**THE REQUEST:** Look for the line containing "What React, TypeScript" and the line containing "import * as d3 from 'd3';" in the entries below. Copy those two and all lines between them exactly, leaving out pictures.

**PROVIDED RECORDS:**
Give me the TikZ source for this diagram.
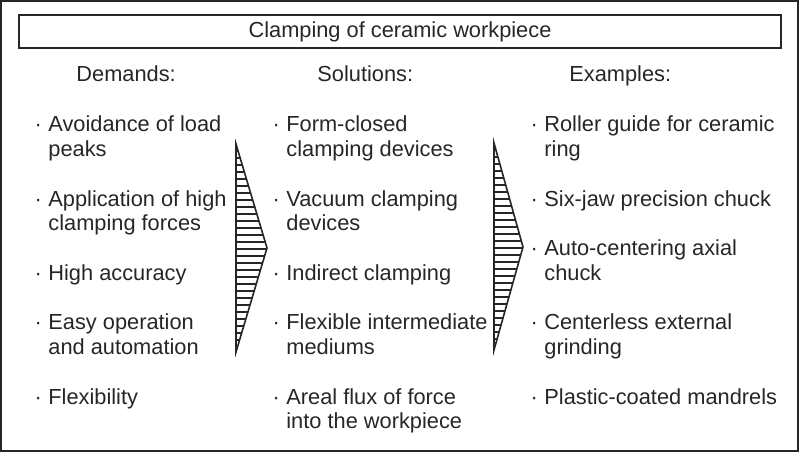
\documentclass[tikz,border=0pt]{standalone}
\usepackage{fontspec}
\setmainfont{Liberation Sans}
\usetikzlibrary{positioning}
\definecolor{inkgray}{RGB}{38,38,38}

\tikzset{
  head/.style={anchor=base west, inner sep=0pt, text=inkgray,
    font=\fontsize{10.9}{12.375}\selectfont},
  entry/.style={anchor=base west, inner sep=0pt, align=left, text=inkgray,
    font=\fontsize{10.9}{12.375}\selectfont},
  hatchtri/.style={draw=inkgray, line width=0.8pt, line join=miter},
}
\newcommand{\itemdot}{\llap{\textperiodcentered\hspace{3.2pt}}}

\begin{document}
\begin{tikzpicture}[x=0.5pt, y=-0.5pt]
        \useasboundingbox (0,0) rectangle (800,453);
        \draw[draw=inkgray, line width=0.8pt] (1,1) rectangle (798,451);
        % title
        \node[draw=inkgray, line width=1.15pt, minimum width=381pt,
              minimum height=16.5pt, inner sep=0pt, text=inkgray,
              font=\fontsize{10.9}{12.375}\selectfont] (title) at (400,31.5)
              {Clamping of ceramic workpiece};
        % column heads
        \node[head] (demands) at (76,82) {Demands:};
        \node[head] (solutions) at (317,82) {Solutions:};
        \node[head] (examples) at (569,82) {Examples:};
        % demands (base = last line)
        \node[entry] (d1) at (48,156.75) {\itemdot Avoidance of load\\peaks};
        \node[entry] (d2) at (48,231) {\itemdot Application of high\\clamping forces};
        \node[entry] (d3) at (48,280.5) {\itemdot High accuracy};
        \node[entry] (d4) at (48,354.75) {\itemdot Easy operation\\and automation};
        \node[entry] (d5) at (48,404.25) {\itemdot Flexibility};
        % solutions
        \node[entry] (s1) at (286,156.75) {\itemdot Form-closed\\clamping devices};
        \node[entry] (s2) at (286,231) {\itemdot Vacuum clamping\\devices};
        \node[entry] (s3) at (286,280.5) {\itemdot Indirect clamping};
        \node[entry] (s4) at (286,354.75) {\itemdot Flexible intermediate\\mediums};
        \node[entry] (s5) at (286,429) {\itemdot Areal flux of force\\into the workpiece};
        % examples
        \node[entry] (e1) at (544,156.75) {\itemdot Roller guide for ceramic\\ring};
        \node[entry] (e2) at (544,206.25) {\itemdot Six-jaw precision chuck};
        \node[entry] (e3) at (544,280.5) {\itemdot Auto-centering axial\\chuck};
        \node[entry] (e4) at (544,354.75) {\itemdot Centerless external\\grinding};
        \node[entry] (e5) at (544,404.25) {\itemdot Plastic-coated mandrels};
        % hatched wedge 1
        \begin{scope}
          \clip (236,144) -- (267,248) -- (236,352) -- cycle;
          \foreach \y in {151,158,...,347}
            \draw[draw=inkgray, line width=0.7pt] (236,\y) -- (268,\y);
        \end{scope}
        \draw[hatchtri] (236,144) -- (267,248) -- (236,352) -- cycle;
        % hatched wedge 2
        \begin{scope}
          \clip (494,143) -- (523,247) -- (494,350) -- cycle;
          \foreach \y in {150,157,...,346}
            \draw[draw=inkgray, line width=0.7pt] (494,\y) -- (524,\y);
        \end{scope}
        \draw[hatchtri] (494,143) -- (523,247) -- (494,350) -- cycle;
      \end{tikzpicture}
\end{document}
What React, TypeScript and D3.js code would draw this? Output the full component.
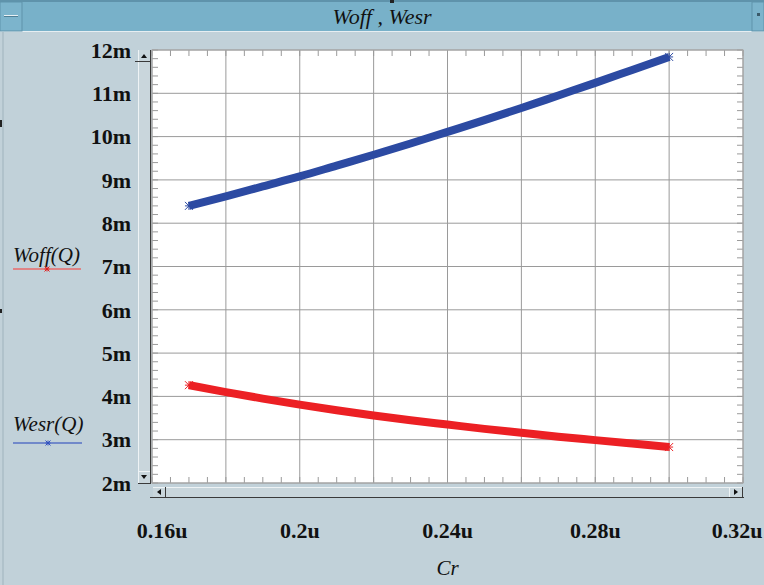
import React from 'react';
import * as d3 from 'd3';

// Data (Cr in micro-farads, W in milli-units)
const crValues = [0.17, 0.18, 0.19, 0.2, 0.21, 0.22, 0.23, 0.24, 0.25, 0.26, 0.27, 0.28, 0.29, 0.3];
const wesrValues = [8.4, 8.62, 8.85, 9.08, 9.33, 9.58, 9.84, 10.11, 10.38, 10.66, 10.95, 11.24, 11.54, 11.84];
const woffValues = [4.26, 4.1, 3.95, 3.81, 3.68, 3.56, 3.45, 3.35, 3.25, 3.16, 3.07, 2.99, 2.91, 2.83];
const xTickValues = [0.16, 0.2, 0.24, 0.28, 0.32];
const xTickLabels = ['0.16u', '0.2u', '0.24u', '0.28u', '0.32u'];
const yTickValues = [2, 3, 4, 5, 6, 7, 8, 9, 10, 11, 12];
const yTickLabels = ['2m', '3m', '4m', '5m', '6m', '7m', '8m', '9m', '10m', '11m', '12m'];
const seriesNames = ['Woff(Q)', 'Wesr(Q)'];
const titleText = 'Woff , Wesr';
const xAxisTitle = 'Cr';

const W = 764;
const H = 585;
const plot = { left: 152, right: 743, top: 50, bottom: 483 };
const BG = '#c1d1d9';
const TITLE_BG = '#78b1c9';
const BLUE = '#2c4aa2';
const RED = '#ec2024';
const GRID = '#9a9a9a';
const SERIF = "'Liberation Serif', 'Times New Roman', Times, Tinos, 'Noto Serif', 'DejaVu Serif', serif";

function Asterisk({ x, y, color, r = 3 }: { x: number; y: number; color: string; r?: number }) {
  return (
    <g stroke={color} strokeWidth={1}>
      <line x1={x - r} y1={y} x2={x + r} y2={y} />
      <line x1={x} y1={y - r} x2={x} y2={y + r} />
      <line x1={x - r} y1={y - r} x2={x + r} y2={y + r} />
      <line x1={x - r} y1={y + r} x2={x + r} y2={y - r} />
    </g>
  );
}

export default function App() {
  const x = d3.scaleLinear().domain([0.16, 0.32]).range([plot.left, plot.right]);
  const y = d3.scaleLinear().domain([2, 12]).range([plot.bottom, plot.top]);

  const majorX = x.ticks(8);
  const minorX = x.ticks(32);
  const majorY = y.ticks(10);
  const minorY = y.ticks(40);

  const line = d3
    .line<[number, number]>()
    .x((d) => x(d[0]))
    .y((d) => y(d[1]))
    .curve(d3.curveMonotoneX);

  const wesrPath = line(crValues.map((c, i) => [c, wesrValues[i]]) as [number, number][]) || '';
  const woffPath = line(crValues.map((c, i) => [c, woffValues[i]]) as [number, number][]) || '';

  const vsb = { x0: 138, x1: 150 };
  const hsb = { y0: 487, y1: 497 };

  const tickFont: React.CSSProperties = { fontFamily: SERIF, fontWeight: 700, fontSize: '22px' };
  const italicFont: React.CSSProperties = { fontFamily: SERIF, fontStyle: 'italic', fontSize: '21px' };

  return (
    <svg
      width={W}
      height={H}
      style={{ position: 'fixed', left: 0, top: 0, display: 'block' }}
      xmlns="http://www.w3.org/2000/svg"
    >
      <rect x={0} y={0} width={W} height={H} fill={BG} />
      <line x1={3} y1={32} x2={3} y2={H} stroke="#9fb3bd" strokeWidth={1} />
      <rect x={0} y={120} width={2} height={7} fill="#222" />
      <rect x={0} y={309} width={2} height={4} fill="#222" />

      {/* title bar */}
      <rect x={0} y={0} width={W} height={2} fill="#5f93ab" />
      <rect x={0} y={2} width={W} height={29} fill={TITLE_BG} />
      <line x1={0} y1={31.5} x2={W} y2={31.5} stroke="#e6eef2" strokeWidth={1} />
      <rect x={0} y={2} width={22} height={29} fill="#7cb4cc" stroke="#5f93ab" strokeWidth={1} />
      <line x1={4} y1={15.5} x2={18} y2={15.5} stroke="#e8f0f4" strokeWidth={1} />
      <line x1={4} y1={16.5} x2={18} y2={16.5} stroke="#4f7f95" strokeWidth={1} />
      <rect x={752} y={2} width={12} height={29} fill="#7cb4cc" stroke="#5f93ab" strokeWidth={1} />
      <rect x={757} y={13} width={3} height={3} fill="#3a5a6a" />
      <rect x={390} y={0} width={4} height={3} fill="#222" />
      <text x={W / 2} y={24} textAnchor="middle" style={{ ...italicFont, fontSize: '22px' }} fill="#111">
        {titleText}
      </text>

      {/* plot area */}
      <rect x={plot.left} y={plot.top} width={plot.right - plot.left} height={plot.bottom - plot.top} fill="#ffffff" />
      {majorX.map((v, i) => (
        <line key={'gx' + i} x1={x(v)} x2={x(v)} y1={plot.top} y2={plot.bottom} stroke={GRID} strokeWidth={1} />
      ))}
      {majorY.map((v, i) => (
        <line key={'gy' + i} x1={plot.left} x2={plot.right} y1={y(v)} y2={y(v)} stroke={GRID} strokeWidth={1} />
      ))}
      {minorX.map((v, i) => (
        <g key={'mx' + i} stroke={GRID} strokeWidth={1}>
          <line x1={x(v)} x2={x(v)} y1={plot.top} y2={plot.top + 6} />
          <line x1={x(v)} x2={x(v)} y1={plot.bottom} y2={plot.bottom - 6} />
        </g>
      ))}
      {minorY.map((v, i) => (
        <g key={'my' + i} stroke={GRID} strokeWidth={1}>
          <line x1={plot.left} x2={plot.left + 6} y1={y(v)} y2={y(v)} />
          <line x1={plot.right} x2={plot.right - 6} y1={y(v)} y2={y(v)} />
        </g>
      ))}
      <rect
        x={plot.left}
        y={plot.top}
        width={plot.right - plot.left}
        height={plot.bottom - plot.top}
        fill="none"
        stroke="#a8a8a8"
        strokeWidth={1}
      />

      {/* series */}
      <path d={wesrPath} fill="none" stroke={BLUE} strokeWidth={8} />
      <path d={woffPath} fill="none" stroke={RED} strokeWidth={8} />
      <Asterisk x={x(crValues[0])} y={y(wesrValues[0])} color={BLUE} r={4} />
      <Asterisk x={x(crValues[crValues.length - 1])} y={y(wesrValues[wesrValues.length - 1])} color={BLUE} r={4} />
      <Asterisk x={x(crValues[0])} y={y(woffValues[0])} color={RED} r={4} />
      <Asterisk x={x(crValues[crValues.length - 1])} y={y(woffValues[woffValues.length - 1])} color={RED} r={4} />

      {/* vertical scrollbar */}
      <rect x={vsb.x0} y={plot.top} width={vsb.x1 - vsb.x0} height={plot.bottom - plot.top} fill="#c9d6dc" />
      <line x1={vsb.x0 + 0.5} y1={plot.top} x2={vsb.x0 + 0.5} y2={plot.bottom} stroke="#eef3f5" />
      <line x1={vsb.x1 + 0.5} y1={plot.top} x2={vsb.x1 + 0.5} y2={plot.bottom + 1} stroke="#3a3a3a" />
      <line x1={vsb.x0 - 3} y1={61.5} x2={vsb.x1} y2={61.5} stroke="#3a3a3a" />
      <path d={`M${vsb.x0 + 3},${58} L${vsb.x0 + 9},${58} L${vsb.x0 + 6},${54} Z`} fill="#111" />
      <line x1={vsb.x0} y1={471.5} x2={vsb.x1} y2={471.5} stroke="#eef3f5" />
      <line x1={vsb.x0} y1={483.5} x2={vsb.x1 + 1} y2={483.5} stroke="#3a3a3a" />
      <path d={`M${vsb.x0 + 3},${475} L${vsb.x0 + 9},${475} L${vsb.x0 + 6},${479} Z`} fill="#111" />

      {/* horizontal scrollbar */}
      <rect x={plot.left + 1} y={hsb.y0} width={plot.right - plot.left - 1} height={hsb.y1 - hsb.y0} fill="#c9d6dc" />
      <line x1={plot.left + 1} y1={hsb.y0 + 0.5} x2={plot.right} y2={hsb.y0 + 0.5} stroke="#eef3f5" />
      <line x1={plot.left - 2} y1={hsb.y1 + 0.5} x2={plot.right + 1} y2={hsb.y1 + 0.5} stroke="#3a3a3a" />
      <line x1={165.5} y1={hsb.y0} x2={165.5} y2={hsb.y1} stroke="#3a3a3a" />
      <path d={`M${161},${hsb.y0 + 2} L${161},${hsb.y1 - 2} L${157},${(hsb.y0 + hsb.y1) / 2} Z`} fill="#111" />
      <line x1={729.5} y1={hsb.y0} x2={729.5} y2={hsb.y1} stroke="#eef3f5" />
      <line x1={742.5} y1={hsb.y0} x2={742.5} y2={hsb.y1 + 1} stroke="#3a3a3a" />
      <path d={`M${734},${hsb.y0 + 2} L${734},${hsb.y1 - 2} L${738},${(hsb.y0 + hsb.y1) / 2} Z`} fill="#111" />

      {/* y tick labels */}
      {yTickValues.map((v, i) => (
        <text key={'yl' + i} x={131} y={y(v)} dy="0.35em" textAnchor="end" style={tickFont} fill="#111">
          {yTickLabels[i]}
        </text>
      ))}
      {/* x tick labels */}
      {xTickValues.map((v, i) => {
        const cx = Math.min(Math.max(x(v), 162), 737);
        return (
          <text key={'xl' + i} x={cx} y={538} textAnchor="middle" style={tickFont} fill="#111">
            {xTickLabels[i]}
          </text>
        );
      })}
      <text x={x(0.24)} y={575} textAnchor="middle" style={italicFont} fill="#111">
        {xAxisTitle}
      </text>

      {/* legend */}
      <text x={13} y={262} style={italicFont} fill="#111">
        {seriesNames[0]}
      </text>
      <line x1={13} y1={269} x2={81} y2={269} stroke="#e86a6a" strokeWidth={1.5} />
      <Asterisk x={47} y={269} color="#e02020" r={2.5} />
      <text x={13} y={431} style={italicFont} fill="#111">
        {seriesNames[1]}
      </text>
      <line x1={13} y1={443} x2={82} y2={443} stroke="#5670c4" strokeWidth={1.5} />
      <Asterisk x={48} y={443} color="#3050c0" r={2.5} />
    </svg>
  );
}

**FINISHED EXERCISE:**
What React, TypeScript and D3.js code would draw this? Output the full component.
import React from 'react';
import * as d3 from 'd3';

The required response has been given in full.